-- start --
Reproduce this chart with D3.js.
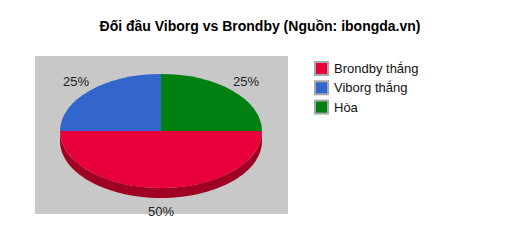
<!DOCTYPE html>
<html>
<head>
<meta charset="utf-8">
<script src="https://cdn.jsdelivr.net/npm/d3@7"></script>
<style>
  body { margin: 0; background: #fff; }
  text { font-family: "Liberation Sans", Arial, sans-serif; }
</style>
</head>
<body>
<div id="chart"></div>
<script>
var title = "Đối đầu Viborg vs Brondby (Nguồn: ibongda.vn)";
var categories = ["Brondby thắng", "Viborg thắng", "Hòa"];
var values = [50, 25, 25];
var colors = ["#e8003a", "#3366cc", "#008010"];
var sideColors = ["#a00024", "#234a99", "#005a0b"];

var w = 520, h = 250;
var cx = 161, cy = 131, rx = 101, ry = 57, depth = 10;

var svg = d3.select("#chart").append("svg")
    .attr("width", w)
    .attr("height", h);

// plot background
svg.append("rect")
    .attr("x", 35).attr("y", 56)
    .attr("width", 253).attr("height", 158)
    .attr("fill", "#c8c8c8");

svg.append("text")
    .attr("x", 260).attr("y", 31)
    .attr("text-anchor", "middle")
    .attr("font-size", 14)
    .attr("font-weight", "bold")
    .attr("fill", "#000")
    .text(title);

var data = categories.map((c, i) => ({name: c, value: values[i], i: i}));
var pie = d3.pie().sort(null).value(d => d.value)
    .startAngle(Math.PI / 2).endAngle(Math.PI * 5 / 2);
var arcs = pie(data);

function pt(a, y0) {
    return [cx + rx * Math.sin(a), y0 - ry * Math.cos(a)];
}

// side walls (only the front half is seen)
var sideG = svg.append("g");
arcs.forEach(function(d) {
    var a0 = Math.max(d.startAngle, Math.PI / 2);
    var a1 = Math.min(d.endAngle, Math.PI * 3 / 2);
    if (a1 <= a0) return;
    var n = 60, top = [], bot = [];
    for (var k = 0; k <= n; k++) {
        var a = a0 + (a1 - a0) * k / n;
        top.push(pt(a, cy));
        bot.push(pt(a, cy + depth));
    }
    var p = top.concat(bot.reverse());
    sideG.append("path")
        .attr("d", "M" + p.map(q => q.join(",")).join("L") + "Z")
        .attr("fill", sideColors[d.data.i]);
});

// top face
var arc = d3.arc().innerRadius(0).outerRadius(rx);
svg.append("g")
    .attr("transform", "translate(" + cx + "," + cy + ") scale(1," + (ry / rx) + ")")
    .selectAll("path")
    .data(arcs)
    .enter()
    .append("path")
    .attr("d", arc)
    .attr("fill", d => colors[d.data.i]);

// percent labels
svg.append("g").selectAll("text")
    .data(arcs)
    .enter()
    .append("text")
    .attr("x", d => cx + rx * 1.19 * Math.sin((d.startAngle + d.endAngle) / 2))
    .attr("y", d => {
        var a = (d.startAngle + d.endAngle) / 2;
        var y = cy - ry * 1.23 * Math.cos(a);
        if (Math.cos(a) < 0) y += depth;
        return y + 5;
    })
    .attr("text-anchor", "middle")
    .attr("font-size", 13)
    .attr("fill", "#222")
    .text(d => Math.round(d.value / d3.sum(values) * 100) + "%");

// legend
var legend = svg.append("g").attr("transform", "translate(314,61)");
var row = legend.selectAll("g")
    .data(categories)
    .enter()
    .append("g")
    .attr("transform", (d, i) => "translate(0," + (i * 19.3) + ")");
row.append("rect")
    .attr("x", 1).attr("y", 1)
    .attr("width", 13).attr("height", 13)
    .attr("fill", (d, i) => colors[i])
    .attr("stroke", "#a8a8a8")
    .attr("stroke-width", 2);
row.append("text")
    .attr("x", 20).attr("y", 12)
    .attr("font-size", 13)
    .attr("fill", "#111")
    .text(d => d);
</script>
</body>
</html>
-- end --
Leave out any pictures, please, and quote only the lines from the top of the data through the line that contains "var arcs = pie(data);".

Exercise solution -
Reproduce this chart with D3.js.
<!DOCTYPE html>
<html>
<head>
<meta charset="utf-8">
<script src="https://cdn.jsdelivr.net/npm/d3@7"></script>
<style>
  body { margin: 0; background: #fff; }
  text { font-family: "Liberation Sans", Arial, sans-serif; }
</style>
</head>
<body>
<div id="chart"></div>
<script>
var title = "Đối đầu Viborg vs Brondby (Nguồn: ibongda.vn)";
var categories = ["Brondby thắng", "Viborg thắng", "Hòa"];
var values = [50, 25, 25];
var colors = ["#e8003a", "#3366cc", "#008010"];
var sideColors = ["#a00024", "#234a99", "#005a0b"];

var w = 520, h = 250;
var cx = 161, cy = 131, rx = 101, ry = 57, depth = 10;

var svg = d3.select("#chart").append("svg")
    .attr("width", w)
    .attr("height", h);

// plot background
svg.append("rect")
    .attr("x", 35).attr("y", 56)
    .attr("width", 253).attr("height", 158)
    .attr("fill", "#c8c8c8");

svg.append("text")
    .attr("x", 260).attr("y", 31)
    .attr("text-anchor", "middle")
    .attr("font-size", 14)
    .attr("font-weight", "bold")
    .attr("fill", "#000")
    .text(title);

var data = categories.map((c, i) => ({name: c, value: values[i], i: i}));
var pie = d3.pie().sort(null).value(d => d.value)
    .startAngle(Math.PI / 2).endAngle(Math.PI * 5 / 2);
var arcs = pie(data);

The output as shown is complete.